begin
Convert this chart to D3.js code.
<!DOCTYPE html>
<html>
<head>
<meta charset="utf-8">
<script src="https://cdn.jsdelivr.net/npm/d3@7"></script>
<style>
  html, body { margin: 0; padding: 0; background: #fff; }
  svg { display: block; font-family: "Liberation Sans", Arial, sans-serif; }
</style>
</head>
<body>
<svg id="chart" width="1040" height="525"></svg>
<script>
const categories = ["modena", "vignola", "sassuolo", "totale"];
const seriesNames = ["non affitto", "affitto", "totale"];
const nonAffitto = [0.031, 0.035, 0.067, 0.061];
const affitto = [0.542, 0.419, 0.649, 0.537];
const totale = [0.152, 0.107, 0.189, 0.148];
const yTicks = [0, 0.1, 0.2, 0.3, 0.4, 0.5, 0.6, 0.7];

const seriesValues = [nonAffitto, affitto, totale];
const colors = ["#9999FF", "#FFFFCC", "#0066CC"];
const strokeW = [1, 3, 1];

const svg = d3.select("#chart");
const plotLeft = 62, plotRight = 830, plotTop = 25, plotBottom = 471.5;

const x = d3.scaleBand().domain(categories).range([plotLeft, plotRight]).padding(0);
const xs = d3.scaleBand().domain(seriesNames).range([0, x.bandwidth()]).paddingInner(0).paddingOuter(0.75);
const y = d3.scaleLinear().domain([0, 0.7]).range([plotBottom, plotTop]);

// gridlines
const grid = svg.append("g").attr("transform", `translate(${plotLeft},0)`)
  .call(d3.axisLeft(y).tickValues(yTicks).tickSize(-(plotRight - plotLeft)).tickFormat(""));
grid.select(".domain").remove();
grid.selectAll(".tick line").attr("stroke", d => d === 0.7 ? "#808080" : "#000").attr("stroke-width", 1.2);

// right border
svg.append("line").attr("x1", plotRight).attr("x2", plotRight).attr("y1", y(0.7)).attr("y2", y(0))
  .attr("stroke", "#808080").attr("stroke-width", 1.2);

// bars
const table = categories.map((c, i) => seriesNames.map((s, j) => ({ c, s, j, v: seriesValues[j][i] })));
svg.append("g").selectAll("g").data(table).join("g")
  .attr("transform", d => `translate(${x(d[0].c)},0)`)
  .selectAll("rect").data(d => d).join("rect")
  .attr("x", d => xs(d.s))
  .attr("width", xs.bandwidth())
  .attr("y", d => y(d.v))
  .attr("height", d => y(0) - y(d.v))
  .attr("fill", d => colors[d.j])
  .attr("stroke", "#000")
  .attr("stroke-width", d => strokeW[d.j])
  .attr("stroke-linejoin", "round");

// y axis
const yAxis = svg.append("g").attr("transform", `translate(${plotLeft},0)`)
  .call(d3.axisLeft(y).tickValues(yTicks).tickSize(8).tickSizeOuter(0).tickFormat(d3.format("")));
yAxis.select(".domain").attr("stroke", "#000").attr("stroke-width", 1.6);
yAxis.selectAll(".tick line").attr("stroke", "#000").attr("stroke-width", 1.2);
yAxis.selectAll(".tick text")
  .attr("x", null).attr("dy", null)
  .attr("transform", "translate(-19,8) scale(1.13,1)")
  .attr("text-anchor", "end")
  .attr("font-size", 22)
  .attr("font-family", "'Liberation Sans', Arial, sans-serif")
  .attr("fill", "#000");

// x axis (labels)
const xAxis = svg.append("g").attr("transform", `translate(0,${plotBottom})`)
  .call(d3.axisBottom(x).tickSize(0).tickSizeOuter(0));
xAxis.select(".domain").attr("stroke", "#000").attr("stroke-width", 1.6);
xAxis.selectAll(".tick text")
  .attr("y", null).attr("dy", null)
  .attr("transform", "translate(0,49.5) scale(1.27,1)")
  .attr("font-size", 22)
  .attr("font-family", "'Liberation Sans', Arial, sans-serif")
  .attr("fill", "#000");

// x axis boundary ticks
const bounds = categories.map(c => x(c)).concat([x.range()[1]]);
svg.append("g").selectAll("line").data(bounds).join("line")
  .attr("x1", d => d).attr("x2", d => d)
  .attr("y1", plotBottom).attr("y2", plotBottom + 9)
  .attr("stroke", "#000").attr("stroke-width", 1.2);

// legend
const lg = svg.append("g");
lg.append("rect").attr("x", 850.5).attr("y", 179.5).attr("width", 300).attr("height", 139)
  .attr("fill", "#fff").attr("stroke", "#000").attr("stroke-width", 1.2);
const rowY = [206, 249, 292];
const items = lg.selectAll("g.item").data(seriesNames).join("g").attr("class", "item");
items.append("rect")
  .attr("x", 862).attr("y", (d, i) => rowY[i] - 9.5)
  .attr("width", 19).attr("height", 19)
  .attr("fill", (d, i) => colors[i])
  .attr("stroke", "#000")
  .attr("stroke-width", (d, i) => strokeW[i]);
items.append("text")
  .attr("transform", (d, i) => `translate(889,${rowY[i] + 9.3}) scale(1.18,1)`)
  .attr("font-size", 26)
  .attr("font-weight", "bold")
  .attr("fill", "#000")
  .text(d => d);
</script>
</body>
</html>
end
## Exercise prompt
Pick out each line containing the string "chart" and copy it.

## Task answer
Convert this chart to D3.js code.
<svg id="chart" width="1040" height="525"></svg>
const svg = d3.select("#chart");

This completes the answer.